Start Given data
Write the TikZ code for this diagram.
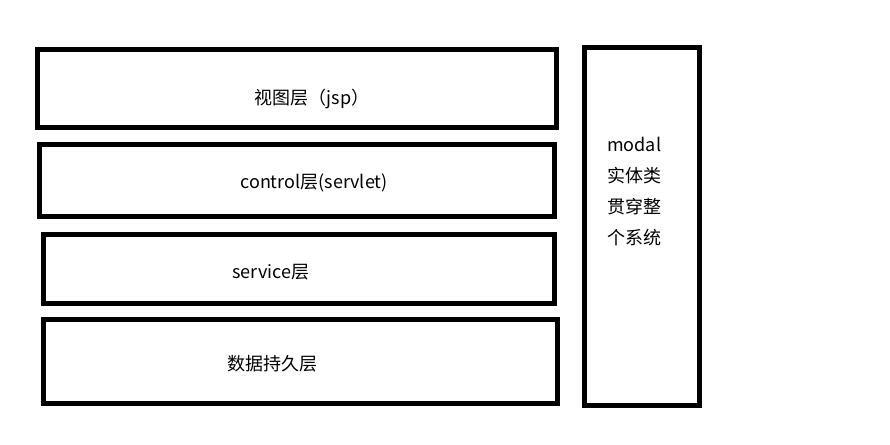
\documentclass[tikz,border=0pt]{standalone}
\usepackage{fontspec}
\setmainfont{Noto Sans CJK SC}
\usepackage{tikz}
\tikzset{
    layer/.style={line width=5bp},
    tag/.style={inner sep=0pt, font=\fontsize{18bp}{31bp}\selectfont}
}

\begin{document}
\begin{tikzpicture}[x=1bp,y=-1bp]
    \useasboundingbox (0,0) rectangle (890,445);
    \draw[layer] (37.5,49.5) rectangle (556.5,128);
    \draw[layer] (39.5,144.5) rectangle (554.5,217);
    \draw[layer] (43.5,234.5) rectangle (554.5,303.5);
    \draw[layer] (43.5,319.5) rectangle (557.5,403.5);
    \draw[layer] (584.5,47.5) rectangle (699.5,405.5);
    \node[tag] (view) at (312,99) {视图层（jsp）};
    \node[tag] (control) at (314,183) {control层(servlet)};
    \node[tag] (service) at (271,272) {service层};
    \node[tag] (dao) at (272,364) {数据持久层};
    \node[tag, align=left, anchor=west] (modal) at (607,191.5) {modal\\实体类\\贯穿整\\个系统};
\end{tikzpicture}
\end{document}
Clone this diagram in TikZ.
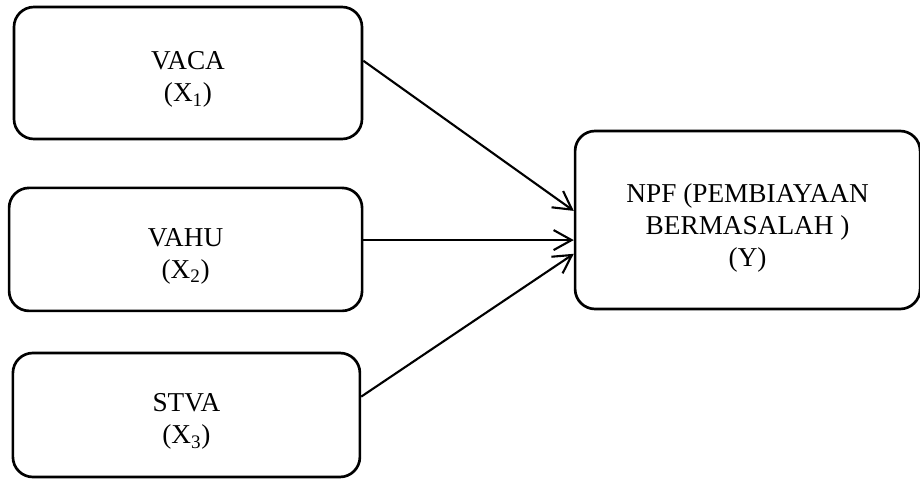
\documentclass[tikz,border=0pt]{standalone}
\usepackage{fontspec}
\setmainfont{Liberation Serif}
\usepackage{tikz}
\usetikzlibrary{arrows.meta}

\tikzset{
  varbox/.style={draw, line width=1.9pt, rounded corners=0.5cm, inner sep=0pt},
  vartext/.style={align=center, inner sep=0pt, font=\fontsize{19.4}{22.7}\selectfont}
}

\begin{document}
\begin{tikzpicture}[>={Straight Barb[length=0.45cm, width=0.5cm]}]
  \useasboundingbox (0,0) rectangle (23,11.975);
  % Independent variables
  \node[varbox, minimum width=8.7cm, minimum height=3.3cm] (vaca) at (4.7, 10.15) {};
  \node[varbox, minimum width=8.825cm, minimum height=3.075cm] (vahu) at (4.64, 5.74) {};
  \node[varbox, minimum width=8.675cm, minimum height=3.1cm] (stva) at (4.66, 1.6) {};
  \node[vartext] (vacatext) at ([yshift=-0.17cm]vaca.center) {VACA\\(X\textsubscript{1})};
  \node[vartext] (vahutext) at ([yshift=-0.17cm]vahu.center) {VAHU\\(X\textsubscript{2})};
  \node[vartext] (stvatext) at ([yshift=-0.17cm]stva.center) {STVA\\(X\textsubscript{3})};
  % Dependent variable
  \node[varbox, minimum width=8.625cm, minimum height=4.45cm] (npf) at (18.69, 6.475) {};
  \node[vartext] (npftext) at ([yshift=-0.2cm]npf.center) {NPF (PEMBIAYAAN\\BERMASALAH )\\(Y)};
  % Arrows
  \draw[->, line width=1.5pt] (vaca.4) -- (npf.177);
  \draw[->, line width=1.5pt] (vahu.3) -- (vahu.3 -| npf.west);
  \draw[->, line width=1.5pt] (stva.6) -- (npf.191);
\end{tikzpicture}
\end{document}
End Given data
Work to do
Every record above should be transcribed exactly; the pictures stay out of the copy.

Expected answer
Write the TikZ code for this diagram.
\documentclass[tikz,border=0pt]{standalone}
\usepackage{fontspec}
\setmainfont{Noto Sans CJK SC}
\usepackage{tikz}
\tikzset{
    layer/.style={line width=5bp},
    tag/.style={inner sep=0pt, font=\fontsize{18bp}{31bp}\selectfont}
}

\begin{document}
\begin{tikzpicture}[x=1bp,y=-1bp]
    \useasboundingbox (0,0) rectangle (890,445);
    \draw[layer] (37.5,49.5) rectangle (556.5,128);
    \draw[layer] (39.5,144.5) rectangle (554.5,217);
    \draw[layer] (43.5,234.5) rectangle (554.5,303.5);
    \draw[layer] (43.5,319.5) rectangle (557.5,403.5);
    \draw[layer] (584.5,47.5) rectangle (699.5,405.5);
    \node[tag] (view) at (312,99) {视图层（jsp）};
    \node[tag] (control) at (314,183) {control层(servlet)};
    \node[tag] (service) at (271,272) {service层};
    \node[tag] (dao) at (272,364) {数据持久层};
    \node[tag, align=left, anchor=west] (modal) at (607,191.5) {modal\\实体类\\贯穿整\\个系统};
\end{tikzpicture}
\end{document}
Clone this diagram in TikZ.
\documentclass[tikz,border=0pt]{standalone}
\usepackage{fontspec}
\setmainfont{Liberation Serif}
\usepackage{tikz}
\usetikzlibrary{arrows.meta}

\tikzset{
  varbox/.style={draw, line width=1.9pt, rounded corners=0.5cm, inner sep=0pt},
  vartext/.style={align=center, inner sep=0pt, font=\fontsize{19.4}{22.7}\selectfont}
}

\begin{document}
\begin{tikzpicture}[>={Straight Barb[length=0.45cm, width=0.5cm]}]
  \useasboundingbox (0,0) rectangle (23,11.975);
  % Independent variables
  \node[varbox, minimum width=8.7cm, minimum height=3.3cm] (vaca) at (4.7, 10.15) {};
  \node[varbox, minimum width=8.825cm, minimum height=3.075cm] (vahu) at (4.64, 5.74) {};
  \node[varbox, minimum width=8.675cm, minimum height=3.1cm] (stva) at (4.66, 1.6) {};
  \node[vartext] (vacatext) at ([yshift=-0.17cm]vaca.center) {VACA\\(X\textsubscript{1})};
  \node[vartext] (vahutext) at ([yshift=-0.17cm]vahu.center) {VAHU\\(X\textsubscript{2})};
  \node[vartext] (stvatext) at ([yshift=-0.17cm]stva.center) {STVA\\(X\textsubscript{3})};
  % Dependent variable
  \node[varbox, minimum width=8.625cm, minimum height=4.45cm] (npf) at (18.69, 6.475) {};
  \node[vartext] (npftext) at ([yshift=-0.2cm]npf.center) {NPF (PEMBIAYAAN\\BERMASALAH )\\(Y)};
  % Arrows
  \draw[->, line width=1.5pt] (vaca.4) -- (npf.177);
  \draw[->, line width=1.5pt] (vahu.3) -- (vahu.3 -| npf.west);
  \draw[->, line width=1.5pt] (stva.6) -- (npf.191);
\end{tikzpicture}
\end{document}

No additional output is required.